WHAT IS BEING ASKED: Leaving out the pictures, retype the lines from the beginning of the listing through the line containing "import plotly.graph_objects as go".

DATASET EXCERPT:

+===+

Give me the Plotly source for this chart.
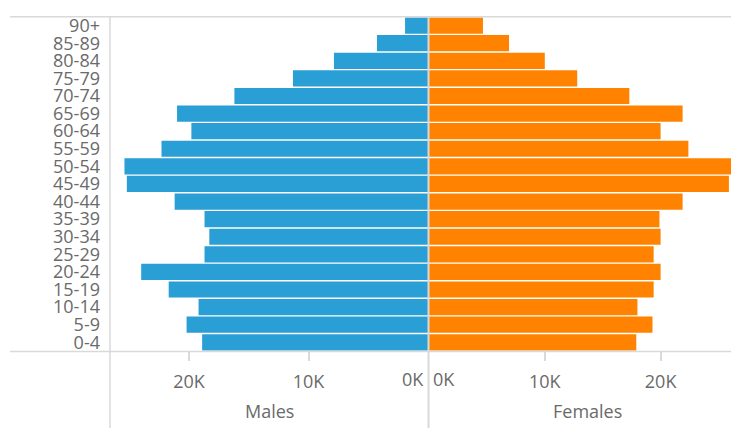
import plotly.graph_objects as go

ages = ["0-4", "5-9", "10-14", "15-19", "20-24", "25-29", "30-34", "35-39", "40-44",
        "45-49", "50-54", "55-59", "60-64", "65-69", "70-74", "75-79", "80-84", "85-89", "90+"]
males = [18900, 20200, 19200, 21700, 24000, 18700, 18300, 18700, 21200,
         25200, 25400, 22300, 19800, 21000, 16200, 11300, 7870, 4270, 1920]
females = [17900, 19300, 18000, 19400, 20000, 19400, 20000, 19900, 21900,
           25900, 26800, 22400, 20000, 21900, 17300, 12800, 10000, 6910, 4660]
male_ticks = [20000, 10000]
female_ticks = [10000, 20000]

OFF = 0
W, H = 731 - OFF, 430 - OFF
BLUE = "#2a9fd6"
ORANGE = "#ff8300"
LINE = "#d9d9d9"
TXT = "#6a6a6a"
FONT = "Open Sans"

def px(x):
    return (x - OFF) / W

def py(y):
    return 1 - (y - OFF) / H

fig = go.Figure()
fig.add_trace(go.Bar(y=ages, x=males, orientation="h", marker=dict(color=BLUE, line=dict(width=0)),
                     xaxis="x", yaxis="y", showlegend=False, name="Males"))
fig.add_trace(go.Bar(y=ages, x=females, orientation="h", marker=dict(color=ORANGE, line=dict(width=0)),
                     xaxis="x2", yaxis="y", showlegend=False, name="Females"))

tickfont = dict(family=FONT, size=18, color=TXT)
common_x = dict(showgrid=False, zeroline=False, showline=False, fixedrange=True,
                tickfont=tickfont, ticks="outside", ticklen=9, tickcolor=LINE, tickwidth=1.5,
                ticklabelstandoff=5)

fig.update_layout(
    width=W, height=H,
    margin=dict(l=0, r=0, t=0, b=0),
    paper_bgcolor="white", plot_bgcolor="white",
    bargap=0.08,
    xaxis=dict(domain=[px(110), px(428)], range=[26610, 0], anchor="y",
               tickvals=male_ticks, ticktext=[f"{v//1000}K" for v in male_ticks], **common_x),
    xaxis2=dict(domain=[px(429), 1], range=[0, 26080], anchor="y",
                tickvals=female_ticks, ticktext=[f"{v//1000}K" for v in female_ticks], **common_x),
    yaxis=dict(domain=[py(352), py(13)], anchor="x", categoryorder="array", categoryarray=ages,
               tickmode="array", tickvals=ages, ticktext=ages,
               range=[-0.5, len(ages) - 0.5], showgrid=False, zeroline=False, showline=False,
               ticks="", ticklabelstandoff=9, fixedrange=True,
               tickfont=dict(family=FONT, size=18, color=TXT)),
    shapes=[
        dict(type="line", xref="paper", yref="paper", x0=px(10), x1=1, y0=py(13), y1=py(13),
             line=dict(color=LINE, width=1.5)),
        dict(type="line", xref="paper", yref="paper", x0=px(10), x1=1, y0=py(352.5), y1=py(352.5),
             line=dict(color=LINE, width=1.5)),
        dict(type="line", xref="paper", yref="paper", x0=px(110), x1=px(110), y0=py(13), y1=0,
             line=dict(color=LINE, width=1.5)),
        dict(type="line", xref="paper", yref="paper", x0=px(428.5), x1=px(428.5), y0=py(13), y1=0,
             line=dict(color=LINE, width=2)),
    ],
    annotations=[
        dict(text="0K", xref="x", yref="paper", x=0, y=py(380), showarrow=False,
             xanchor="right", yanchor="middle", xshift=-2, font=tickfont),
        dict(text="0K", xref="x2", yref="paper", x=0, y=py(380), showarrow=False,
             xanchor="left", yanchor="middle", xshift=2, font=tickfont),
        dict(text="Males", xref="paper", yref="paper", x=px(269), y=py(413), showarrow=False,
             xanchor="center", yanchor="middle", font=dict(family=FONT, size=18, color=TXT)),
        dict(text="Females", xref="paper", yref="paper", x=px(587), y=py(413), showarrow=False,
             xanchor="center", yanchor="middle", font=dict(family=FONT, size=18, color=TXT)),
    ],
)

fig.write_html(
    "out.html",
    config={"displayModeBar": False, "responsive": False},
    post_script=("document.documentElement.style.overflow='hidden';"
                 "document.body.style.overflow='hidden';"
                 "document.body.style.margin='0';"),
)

+===+

REPLY TO THE EXERCISE:
Give me the Plotly source for this chart.
import plotly.graph_objects as go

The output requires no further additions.